CALLER: Yeah. I just want two things in life. I want to get a job as a pilot, and I want them to open up trade with Cuba so I can have some Cuban cigars.
RUSH: (Laughing.)
CALLER: (Laughing.)
RUSH: Well, I don’t think that is going to happen any time soon.
CALLER: I don’t think either one is going to happen, actually.
RUSH: Well, now… No, no, no! You can’t give up faith or confidence in the former, but if it’s not there as a pilot what else in aviation would you like to do?
CALLER: Ohhh… Hmm. I guess I could manage an aviation department, like the pilots. I could do that. Because, chief pilot manager-type thing. Or I had 30 years in law enforcement as a deputy sheriff and I could start a private detective agency, but that’s kind of a sleazy, crumby job really and dangerous, too.
RUSH: Well, I don’t know. There is all kinds of job in aviation. You could run an airport.
CALLER: Yeah, yeah. I sent you the e-mail. I said, ‘I would be your pilot/bodyguard since I have 30 years of law enforcement experience.’
RUSH: (Laughing.)
CALLER: (Laughing.) I knew karate, but you never got the letter.
RUSH: Well, no, I didn’t. Well, I don’t know that I didn’t but I get —
CALLER: You probably get 10,000 a letter as day.
RUSH: In a 24-hour period, I get 10,000 to 11,000 e-mails, not counting the spam which I try to filter out. It’s just not possible to read them all.

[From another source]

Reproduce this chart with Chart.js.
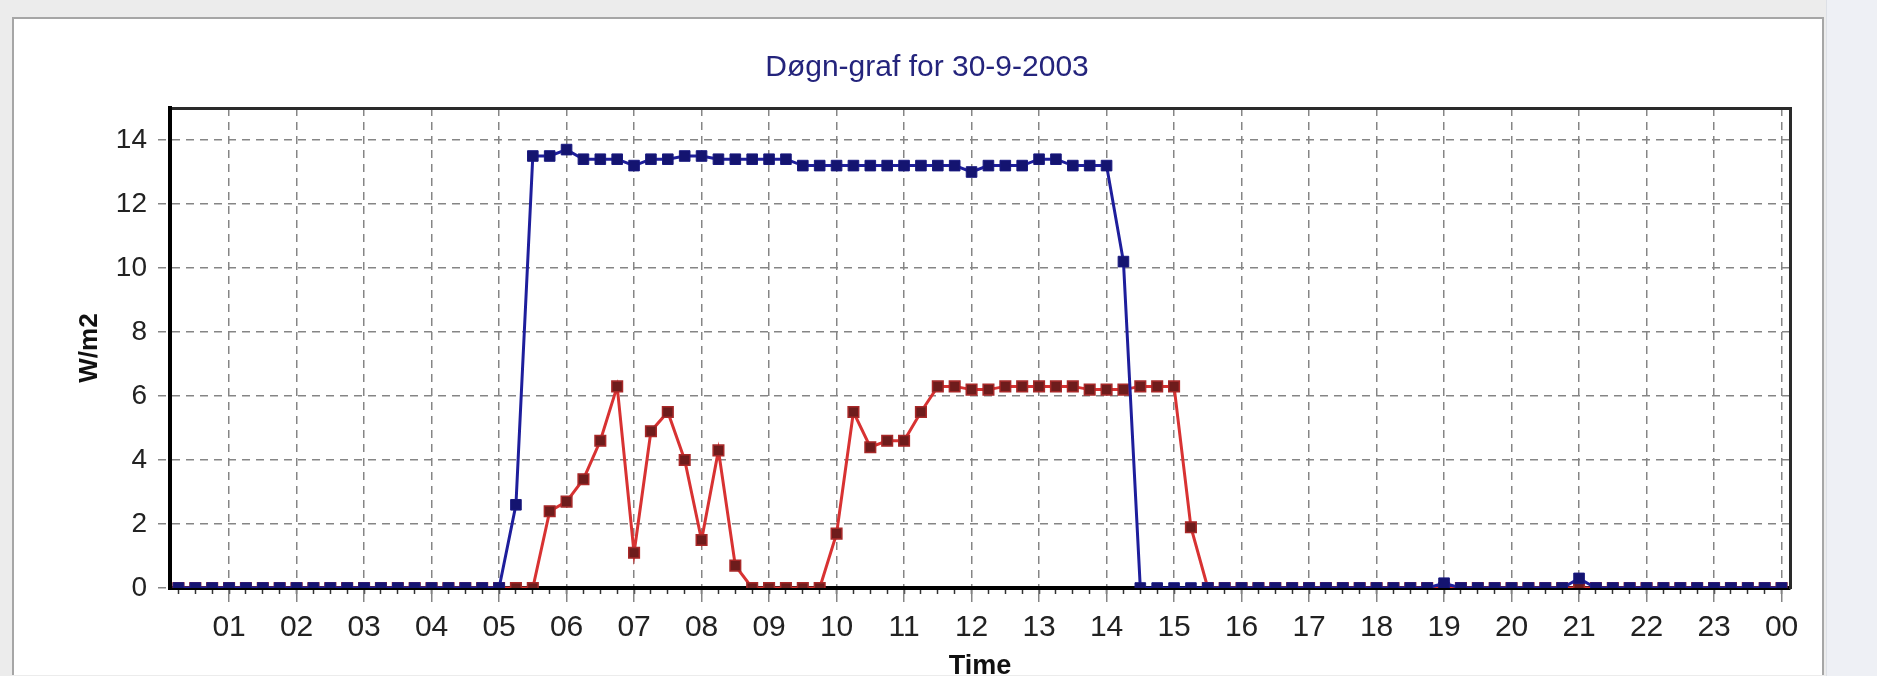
<!DOCTYPE html>
<html>
<head>
<meta charset="utf-8">
<title>Døgn-graf</title>
<script src="https://cdn.jsdelivr.net/npm/chart.js@4.4.1/dist/chart.umd.min.js"></script>
<style>
html, body { margin: 0; padding: 0; }
body { width: 1877px; height: 676px; background: #ececec; position: relative; overflow: hidden; }
#side  { position: absolute; left: 1826px; top: 0; width: 51px; height: 676px; background: #eef0f5; border-left: 1px solid #dde0e6; }
#panel { position: absolute; left: 12px; top: 17px; width: 1808px; height: 656px; background: #fff; border: 2px solid #a6a6a6; border-bottom: 0; }
#chart { position: absolute; left: 0; top: 0; }
</style>
</head>
<body>
<div id="side"></div>
<div id="panel"></div>
<canvas id="chart" width="1877" height="676"></canvas>
<script>
// kvarterstider langs x-aksen
var kvarter = [
  "00:15","00:30","00:45","01:00", "01:15","01:30","01:45","02:00",
  "02:15","02:30","02:45","03:00", "03:15","03:30","03:45","04:00",
  "04:15","04:30","04:45","05:00", "05:15","05:30","05:45","06:00",
  "06:15","06:30","06:45","07:00", "07:15","07:30","07:45","08:00",
  "08:15","08:30","08:45","09:00", "09:15","09:30","09:45","10:00",
  "10:15","10:30","10:45","11:00", "11:15","11:30","11:45","12:00",
  "12:15","12:30","12:45","13:00", "13:15","13:30","13:45","14:00",
  "14:15","14:30","14:45","15:00", "15:15","15:30","15:45","16:00",
  "16:15","16:30","16:45","17:00", "17:15","17:30","17:45","18:00",
  "18:15","18:30","18:45","19:00", "19:15","19:30","19:45","20:00",
  "20:15","20:30","20:45","21:00", "21:15","21:30","21:45","22:00",
  "22:15","22:30","22:45","23:00", "23:15","23:30","23:45","00:00"
];

// etiketter for hele timer
var timeEtiketter = ["01","02","03","04","05","06","07","08","09","10","11","12",
                     "13","14","15","16","17","18","19","20","21","22","23","00"];

// serie 1 (blå)
var serie1 = [
  0, 0, 0, 0, 0, 0, 0, 0,
  0, 0, 0, 0, 0, 0, 0, 0,
  0, 0, 0, 0, 2.6, 13.5, 13.5, 13.7,
  13.4, 13.4, 13.4, 13.2, 13.4, 13.4, 13.5, 13.5,
  13.4, 13.4, 13.4, 13.4, 13.4, 13.2, 13.2, 13.2,
  13.2, 13.2, 13.2, 13.2, 13.2, 13.2, 13.2, 13.0,
  13.2, 13.2, 13.2, 13.4, 13.4, 13.2, 13.2, 13.2,
  10.2, 0, 0, 0, 0, 0, 0, 0,
  0, 0, 0, 0, 0, 0, 0, 0,
  0, 0, 0, 0.15, 0, 0, 0, 0,
  0, 0, 0, 0.3, 0, 0, 0, 0,
  0, 0, 0, 0, 0, 0, 0, 0
];

// serie 2 (rød)
var serie2 = [
  0, 0, 0, 0, 0, 0, 0, 0,
  0, 0, 0, 0, 0, 0, 0, 0,
  0, 0, 0, 0, 0, 0, 2.4, 2.7,
  3.4, 4.6, 6.3, 1.1, 4.9, 5.5, 4.0, 1.5,
  4.3, 0.7, 0, 0, 0, 0, 0, 1.7,
  5.5, 4.4, 4.6, 4.6, 5.5, 6.3, 6.3, 6.2,
  6.2, 6.3, 6.3, 6.3, 6.3, 6.3, 6.2, 6.2,
  6.2, 6.3, 6.3, 6.3, 1.9, 0, 0, 0,
  0, 0, 0, 0, 0, 0, 0, 0,
  0, 0, 0, 0, 0, 0, 0, 0,
  0, 0, 0, 0, 0, 0, 0, 0,
  0, 0, 0, 0, 0, 0, 0, 0
];

// y-aksen
var ymin  = 0;
var ymax  = 15;
var ystep = 2;

var gridFarge = "#858585";
function erTime(i) { return (i + 1) % 4 === 0; }

var ctx = document.getElementById("chart").getContext("2d");

var chart = new Chart(ctx, {
    type: "line",
    data: {
        labels: kvarter,
        datasets: [
            {
            label:                "Serie 1",
            data:                 serie1,
            xAxisID:              "x",
            yAxisID:              "y",
            borderColor:          "#1e1e9c",
            borderWidth:          3,
            pointStyle:           "rect",
            pointRadius:          7.5,
            pointBackgroundColor: "#141470",
            pointBorderColor:     "#1a1a80",
            pointBorderWidth:     1,
            tension:              0,
            },
            {
            label:                "Serie 2",
            data:                 serie2,
            xAxisID:              "x",
            yAxisID:              "y",
            borderColor:          "#d83232",
            borderWidth:          3,
            pointStyle:           "rect",
            pointRadius:          7.5,
            pointBackgroundColor: "#6e1c1c",
            pointBorderColor:     "#a82828",
            pointBorderWidth:     1.5,
            tension:              0,
            },
        ]
    },
    options: {
        responsive: false,
        animation:  false,
        devicePixelRatio: 1,
        layout: { padding: { left: 64, right: 87, top: 0, bottom: 0 } },
        plugins: {
            legend:  { display: false },
            tooltip: { enabled: false },
            title: {
                display: true,
                text:    "Døgn-graf for 30-9-2003",
                color:   "#24247c",
                font:    { family: "Liberation Sans", size: 30, weight: "normal" },
                padding: { top: 50, bottom: 22 },
            },
        },
        scales: {
            xm: {
                type:     "category",
                position: "bottom",
                weight:   0,
                offset:   true,
                ticks:    { display: false },
                grid:     { drawOnChartArea: false, offset: false, tickLength: 6, tickColor: "#333", tickWidth: 1.5 },
                border:   { display: false },
                afterFit: function (s) { s.height = 0; },
            },
            x: {
                type:     "category",
                position: "bottom",
                weight:   1,
                offset:   true,
                ticks: {
                    autoSkip:    false,
                    maxRotation: 0,
                    padding:     8,
                    color:       "#222",
                    font:        { family: "'Liberation Sans Narrow', 'Liberation Sans'", size: 30 },
                    callback: function (value, index) {
                        return erTime(index) ? timeEtiketter[(index + 1) / 4 - 1] : "";
                    },
                },
                grid: {
                    offset:     false,
                    lineWidth:  1.5,
                    tickLength: 14,
                    tickWidth:  1.5,
                    color:      function (c) { return erTime(c.index) ? gridFarge : "rgba(0,0,0,0)"; },
                    tickColor:  function (c) { return erTime(c.index) ? gridFarge : "rgba(0,0,0,0)"; },
                },
                border: { color: "#000", width: 4, dash: [8, 6] },
                title: {
                    display: true,
                    text:    "Time",
                    color:   "#111",
                    font:    { family: "Liberation Sans", size: 27, weight: "bold" },
                    padding: { top: 0, bottom: -7 },
                },
                afterFit: function (s) { s.height = 88; },
            },
            xTop: {
                type:     "category",
                position: "top",
                offset:   true,
                ticks:    { display: false },
                grid:     { drawOnChartArea: false, drawTicks: false },
                border:   { color: "#2a2a2a", width: 3 },
                afterFit: function (s) { s.height = 0; },
            },
            y: {
                position: "left",
                min:      ymin,
                max:      ymax,
                ticks: {
                    stepSize:      ystep,
                    includeBounds: false,
                    padding:       11,
                    color:         "#222",
                    font:          { family: "Liberation Sans", size: 28 },
                },
                grid: {
                    color:          gridFarge,
                    lineWidth:      1.5,
                    tickLength:     12,
                    tickColor:      gridFarge,
                    tickBorderDash: [8, 6],
                },
                border: { color: "#000", width: 4, dash: [8, 6] },
                title: {
                    display: true,
                    text:    "W/m2",
                    color:   "#111",
                    font:    { family: "Liberation Sans", size: 26, weight: "bold" },
                    padding: { top: 10, bottom: 0 },
                },
                afterFit: function (s) { s.width = 106; },
            },
            yRight: {
                position: "right",
                min:      ymin,
                max:      ymax,
                ticks:    { display: false },
                grid:     { drawOnChartArea: false, drawTicks: false },
                border:   { color: "#2a2a2a", width: 3 },
                afterFit: function (s) { s.width = 0; },
            },
        }
    }
});
</script>
</body>
</html>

CALLER: I’m going to try to scrape up some money to go to Shanken’s Cigar Aficionado thing and meet you face-to-face.
RUSH: That is a great time.
CALLER: I pray the market goes up so my 401(k) keeps growing so I can afford to do that.
RUSH: That Montecristo Cup is a golf tournament for charity that is played usually in Puerto Rico, but it’s going to be someplace else — I think Freeport — this December.
CALLER: In the Bahamas?
RUSH: Yep.
CALLER: Ohhh, that will be nice. It’s windy there, though, you’ve gotta pllay the ball with the wind.
RUSH: Well, it’s windy in Puerto Rico. It is windy here!
CALLER: You wouldn’t want to play golf with me, Rush. I hack grass basically what I do.
RUSH: You…?
CALLER: Chop grass, yeah.
RUSH: Oh, you hit the ball Oprah.
CALLER: Yes. (laughing) I fly a lot better than I play golf, that’s for sure. Well, it’s been a pleasure to talking to you.
RUSH: Thank you. Thank you. Don’t give up the dream of staying in aviation, whatever you do. If you love it that much, it’s worth pursuing. Stay close to it. You’ll never know what will result once you get back into it. Thanks. Thanks much for the call. (interruption) No, no, no, no. They’re asking me, ‘What do you mean ‘hit the ball Oprah’?’ Fat. You hit it behind the ball. You chunk it, is what he was talking about he was doing. Whenever we it hit the ball fat, with he say that: ‘Damn it, I hit it Oprah.’ If you slice it right, you say, ‘Damn it, I got the Pat Buchanans today.’
BREAK TRANSCRIPT
RUSH: You know our United Airlines pilot, the guy who flew the 777, Luke? He actually made a good point that kind of slithered through there unnoticed. When he said, ‘You know, Rush, you were finally right. There’s no difference between the guys in the boardroom and union guys. They just wear different ties,’ what he meant was… Okay, let’s go back to the guy from the montage that we started the program with at LTV Steel who worked with them a long time and then retired and lost most of his pension and healthcare. Where’s his union? Where’s his union helping him out? How come it’s the evil corporation, and then how come it is us that has to move in and save the day? Where is this all-knowing, all -caring, loving union? Where are they when this kind of thing happens to people, hmm? It’s ‘Bye-bye. See you! We got from you what you wanted. We got your donations. We funded Democrats to be reelected. We sat at their table of power. Good luck getting your healthcare!’ Where is the union? By the way, another way of look at all of this. We had another guy in that montage saying Maytag shut down and moved down to Mexico. In one sense, isn’t it good? Maytag’s a big, big generator-producer of greenhouse gases. Isn’t it good that they shut down here and start polluting Mexico? Same thing in the auto industry. Isn’t this what the perfect environmentalist wacko world would look like: no corporations? Isn’t this what you listen to kook fringe liberals talk about? ‘No corporations! Wouldn’t it be wonderful?’ Why isn’t it a good thing when they all shut down? Shouldn’t we be praising these companies that go out of business and thereby eliminate greenhouse gases and stop polluting the planet and save it? This is a public service, right, when a big corporation goes down, goes bankrupt? Remember, businesses are bad, so when they go under, that’s good, right? ‘We want them to suffer! We want those corporate execs to suffer. No more pollution. No more profiting. No more abusing employees. No more outsourcing. They’re gone.’ It’s good, right? If the liberals were consistent, if the environmental wackos were consistent, that is how they would view every corporation going down.